*Global Roaming? Not For A While
From the May 3, 1999 issue of Wireless Week
By Edward Warner
MIAMI--On a trade mission to promote international wireless roaming, Tom Wheeler got off a plane in England and his global system for mobile communications phone worked well, but when he landed in New Delhi, India, the handset was useless.
Such is the state of international roaming, where U.S. travelers face difficulties in getting their phones to work on foreign networks and visitors from abroad can't place calls here because American carriers are worried about fraud losses. But at a Cellular Telecommunications Industry Association-sponsored conference here last week, manufacturers pledged to make more varieties of multi-frequency phones. Motorola Inc. even promised a GSM-integrated digital enhanced network model, and one of the industry's leading fraud experts told U.S. carriers to hold their noses and take the fraud risk. Carriers must "buy a certain amount of risk" as a trade-off to gain market share, said Roseanna DeMaria, AT&T Wireless Services Inc.'s security vice president.
In some respects, carriers have no choice. According to Wheeler, president and CEO of CTIA, the U.S. market is so competitive carriers have no choice but to sell airtime to foreign visitors. Japan alone sends 5.4 million people here annually, although all aren't adults, let alone wireless subscribers.
At least 88 percent of the travelers from Mexico and Central America come to the United States. And Latin American subscribers are typically executives and high rollers--just the sort of customers American carriers want to attract as their services became mass-market and price-sensitive.
American carriers also have to serve foreign roamers because the domestic roamer market is in danger--threatened by one-rate plans that flaunt the seamlessness of U.S. roaming by making it free of added charges.
Though domestic roaming revenue climbed another $500 million this year to reach $3.5 billion in carrier revenue, "Roaming is over as we know it," said Joy Nemitz, assistant marketing vice president at GTE Telecommunication Services Inc.

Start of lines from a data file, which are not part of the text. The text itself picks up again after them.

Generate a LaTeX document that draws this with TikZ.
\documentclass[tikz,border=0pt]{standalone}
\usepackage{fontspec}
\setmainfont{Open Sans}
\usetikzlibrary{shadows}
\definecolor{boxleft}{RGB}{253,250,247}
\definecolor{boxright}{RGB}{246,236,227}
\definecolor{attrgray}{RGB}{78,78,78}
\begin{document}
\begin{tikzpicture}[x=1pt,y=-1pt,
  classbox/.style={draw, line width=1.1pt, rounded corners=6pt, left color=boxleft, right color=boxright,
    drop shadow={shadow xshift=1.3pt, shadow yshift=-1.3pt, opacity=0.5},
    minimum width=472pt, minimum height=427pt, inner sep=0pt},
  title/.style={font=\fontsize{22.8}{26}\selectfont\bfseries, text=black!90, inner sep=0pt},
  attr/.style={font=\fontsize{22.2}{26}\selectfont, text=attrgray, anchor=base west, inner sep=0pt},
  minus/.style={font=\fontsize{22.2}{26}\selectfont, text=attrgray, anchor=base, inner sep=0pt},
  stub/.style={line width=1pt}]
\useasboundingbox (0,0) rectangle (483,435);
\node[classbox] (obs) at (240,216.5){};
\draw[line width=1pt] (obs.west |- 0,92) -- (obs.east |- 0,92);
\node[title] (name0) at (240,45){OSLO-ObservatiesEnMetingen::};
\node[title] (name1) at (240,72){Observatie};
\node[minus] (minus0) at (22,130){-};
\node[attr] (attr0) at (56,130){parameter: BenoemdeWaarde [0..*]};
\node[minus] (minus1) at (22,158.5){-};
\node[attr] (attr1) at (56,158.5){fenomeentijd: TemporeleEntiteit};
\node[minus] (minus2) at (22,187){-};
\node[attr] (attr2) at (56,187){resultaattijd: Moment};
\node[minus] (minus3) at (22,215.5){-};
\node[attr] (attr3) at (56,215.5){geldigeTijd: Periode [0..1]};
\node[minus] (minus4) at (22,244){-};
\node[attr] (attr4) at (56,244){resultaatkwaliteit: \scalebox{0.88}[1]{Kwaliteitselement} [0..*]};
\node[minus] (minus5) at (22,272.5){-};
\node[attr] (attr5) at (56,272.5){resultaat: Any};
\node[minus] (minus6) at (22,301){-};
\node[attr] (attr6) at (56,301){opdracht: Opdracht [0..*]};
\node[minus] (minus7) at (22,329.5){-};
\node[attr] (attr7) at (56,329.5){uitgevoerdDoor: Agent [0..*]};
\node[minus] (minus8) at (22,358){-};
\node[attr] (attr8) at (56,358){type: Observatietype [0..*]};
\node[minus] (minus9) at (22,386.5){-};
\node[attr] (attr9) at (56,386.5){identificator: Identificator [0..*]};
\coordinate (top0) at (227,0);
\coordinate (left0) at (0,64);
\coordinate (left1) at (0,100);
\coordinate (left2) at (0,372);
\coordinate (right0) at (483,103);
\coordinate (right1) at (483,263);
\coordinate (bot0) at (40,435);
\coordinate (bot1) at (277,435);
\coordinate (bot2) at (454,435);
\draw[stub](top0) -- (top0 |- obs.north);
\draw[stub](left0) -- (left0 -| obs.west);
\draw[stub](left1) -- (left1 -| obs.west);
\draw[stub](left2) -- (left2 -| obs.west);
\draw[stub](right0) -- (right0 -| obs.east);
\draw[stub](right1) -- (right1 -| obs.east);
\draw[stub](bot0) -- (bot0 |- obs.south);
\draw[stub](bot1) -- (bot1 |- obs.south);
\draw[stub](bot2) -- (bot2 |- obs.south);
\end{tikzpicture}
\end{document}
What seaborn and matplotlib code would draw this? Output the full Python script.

Investment banker Timothy O'Neil said carriers should support roaming to increase their corporate stock valuations. Simply setting a specific target of supporting a set number of roamers is good, he elaborated, because "Wall Street rewards meeting expectations."

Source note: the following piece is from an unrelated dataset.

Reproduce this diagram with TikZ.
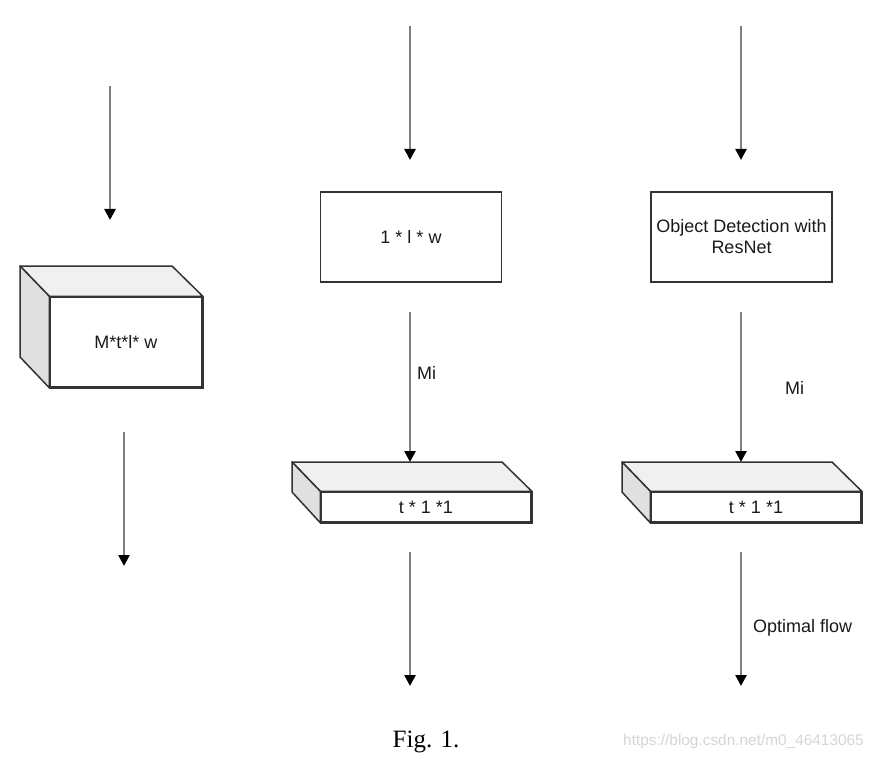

If it's profitable for U.S. carriers to support foreign roamers, why aren't more doing it? For one, the compatibility problem goes deeper than phones that are unable to use local frequencies or interfaces. Often, U.S. and foreign carrier systems can't communicate, preventing the U.S. carrier from verifying the roamer's identity or being apprised of that customer's suite of services.
In addition, underlying numbering plans in different countries are sometimes incompatible, creating embarrassing dialing problems.

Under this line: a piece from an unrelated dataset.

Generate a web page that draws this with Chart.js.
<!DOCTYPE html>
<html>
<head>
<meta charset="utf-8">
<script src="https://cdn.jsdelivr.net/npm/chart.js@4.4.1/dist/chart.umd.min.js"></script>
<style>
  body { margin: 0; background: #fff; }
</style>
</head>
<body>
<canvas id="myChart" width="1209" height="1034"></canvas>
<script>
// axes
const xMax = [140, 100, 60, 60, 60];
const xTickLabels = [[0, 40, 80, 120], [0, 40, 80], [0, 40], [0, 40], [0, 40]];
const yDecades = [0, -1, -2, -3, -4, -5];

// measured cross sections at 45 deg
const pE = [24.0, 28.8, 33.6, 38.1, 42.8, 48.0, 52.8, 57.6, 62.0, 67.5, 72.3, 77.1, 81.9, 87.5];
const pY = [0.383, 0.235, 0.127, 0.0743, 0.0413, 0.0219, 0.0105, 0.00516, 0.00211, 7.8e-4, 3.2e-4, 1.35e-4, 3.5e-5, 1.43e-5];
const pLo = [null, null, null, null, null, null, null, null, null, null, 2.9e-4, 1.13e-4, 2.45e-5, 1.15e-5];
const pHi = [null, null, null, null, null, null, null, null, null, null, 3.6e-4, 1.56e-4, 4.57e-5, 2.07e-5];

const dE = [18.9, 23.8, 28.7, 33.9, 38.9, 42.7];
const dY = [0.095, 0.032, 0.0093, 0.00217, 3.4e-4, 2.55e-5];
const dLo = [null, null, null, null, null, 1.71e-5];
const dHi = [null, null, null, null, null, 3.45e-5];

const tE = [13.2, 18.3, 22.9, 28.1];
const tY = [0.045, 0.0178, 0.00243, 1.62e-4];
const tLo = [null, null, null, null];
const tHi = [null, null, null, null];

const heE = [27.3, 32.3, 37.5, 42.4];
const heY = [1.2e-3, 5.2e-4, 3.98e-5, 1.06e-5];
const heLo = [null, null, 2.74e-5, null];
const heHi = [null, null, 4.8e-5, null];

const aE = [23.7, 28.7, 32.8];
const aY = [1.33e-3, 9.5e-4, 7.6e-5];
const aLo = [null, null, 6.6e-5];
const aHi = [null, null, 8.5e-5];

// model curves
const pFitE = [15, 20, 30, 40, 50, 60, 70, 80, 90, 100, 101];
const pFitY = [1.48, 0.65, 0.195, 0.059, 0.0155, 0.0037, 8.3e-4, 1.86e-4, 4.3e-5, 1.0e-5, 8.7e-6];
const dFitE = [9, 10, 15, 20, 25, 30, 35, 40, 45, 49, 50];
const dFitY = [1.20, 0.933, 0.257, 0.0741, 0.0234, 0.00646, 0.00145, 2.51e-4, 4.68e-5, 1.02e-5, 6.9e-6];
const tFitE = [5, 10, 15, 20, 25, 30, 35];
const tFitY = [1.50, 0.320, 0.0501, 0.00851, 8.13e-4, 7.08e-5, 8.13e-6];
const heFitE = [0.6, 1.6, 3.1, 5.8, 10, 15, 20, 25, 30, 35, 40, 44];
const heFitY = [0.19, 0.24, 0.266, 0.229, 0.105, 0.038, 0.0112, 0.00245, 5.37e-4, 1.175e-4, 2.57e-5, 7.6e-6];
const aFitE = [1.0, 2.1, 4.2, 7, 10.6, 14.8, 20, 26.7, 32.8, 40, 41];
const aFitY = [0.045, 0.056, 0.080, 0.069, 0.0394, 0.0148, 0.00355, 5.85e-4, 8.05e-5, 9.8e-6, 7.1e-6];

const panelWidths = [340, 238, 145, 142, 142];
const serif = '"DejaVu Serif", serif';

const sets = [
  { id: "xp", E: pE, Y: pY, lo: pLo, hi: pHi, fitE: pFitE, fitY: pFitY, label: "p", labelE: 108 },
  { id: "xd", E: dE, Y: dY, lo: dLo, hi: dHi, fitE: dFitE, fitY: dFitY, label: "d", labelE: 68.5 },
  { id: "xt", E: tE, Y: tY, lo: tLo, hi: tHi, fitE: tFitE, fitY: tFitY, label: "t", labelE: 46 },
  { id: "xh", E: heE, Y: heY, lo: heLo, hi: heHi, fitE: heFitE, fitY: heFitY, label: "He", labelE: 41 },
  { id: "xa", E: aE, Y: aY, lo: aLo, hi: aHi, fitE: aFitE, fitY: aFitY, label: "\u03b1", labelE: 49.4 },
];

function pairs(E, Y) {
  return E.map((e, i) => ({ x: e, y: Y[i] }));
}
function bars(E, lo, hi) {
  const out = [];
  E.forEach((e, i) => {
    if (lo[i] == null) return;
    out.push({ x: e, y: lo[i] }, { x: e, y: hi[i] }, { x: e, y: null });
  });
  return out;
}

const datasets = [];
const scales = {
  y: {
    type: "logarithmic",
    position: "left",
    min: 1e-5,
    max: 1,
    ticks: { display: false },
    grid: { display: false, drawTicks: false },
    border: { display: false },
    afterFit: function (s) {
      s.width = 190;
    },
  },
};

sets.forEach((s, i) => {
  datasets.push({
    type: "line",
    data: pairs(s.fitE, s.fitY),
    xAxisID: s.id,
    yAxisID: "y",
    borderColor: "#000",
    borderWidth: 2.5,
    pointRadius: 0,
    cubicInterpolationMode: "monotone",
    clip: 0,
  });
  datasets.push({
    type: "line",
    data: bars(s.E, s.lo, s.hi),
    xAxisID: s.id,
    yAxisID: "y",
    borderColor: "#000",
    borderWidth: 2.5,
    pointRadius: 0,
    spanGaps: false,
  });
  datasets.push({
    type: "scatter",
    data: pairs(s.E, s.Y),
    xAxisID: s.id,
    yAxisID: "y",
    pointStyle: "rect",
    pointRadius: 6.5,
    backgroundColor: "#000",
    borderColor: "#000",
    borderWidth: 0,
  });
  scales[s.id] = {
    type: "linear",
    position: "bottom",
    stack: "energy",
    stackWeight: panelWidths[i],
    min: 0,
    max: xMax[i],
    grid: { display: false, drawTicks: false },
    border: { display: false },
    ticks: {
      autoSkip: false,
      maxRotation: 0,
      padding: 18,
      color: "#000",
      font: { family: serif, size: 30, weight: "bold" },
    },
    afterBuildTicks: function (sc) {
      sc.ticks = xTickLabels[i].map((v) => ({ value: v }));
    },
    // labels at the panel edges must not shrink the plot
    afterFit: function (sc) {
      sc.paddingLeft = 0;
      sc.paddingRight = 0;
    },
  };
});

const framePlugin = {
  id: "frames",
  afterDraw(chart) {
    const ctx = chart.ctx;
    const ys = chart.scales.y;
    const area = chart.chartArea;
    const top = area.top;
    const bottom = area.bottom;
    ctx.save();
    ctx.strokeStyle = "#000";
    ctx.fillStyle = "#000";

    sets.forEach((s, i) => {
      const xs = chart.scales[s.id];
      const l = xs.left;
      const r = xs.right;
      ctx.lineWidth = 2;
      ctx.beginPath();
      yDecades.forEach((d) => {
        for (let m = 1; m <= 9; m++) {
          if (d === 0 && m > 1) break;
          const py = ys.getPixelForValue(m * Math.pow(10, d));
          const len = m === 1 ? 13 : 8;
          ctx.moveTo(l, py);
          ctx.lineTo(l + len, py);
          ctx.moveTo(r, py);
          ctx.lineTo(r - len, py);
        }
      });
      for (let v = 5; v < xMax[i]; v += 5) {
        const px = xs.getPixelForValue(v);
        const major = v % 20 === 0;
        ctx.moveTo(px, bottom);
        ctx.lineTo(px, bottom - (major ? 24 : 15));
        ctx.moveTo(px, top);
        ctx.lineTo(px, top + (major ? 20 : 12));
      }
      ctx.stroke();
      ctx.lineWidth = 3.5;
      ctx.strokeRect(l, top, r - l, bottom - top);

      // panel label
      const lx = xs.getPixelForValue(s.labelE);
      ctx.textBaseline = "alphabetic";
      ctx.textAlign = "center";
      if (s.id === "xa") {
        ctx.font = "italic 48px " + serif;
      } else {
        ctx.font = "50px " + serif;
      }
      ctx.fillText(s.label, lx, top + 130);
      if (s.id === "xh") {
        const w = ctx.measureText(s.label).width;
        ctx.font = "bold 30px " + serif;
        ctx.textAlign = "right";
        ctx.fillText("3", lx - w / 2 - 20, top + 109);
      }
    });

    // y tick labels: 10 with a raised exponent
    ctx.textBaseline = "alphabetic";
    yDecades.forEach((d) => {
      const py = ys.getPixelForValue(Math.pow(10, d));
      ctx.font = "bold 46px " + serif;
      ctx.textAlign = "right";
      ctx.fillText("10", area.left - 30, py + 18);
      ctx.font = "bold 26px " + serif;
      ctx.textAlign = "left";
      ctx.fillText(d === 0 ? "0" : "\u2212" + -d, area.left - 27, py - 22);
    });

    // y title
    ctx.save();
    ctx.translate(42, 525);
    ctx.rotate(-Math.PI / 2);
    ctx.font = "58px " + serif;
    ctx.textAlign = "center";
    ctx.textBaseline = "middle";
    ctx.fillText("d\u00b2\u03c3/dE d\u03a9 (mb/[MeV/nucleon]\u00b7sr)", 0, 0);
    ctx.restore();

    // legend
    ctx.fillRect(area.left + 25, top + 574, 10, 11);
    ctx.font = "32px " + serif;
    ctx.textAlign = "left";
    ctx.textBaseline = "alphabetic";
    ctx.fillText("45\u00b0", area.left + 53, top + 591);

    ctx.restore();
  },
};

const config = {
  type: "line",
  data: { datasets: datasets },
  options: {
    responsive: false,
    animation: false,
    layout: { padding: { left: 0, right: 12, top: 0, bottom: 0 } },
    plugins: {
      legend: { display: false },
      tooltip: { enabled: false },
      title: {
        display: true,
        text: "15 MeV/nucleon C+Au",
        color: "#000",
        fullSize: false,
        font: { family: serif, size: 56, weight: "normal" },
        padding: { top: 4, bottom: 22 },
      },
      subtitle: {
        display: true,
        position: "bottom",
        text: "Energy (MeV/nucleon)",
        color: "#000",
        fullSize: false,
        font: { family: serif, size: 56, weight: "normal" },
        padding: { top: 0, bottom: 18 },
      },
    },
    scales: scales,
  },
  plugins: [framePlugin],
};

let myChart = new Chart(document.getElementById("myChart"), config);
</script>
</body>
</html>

To keep an eye on customers and monitor potential fraud, U.S. carriers should ask foreign carriers to provide real-time customer call reports for customers roaming into U.S. networks, said Systems/Link Corp. President Diane Sammer.
One of the few U.S. carriers that handles roaming appropriately is Omnipoint Corp., according to Michael Krier, Latin America director for The Strategis Group. He said that because Omnipoint uses GSM, visitors from Europe only need bring their phones' account cards, which they can slip into rented phones that run on the U.S. frequencies.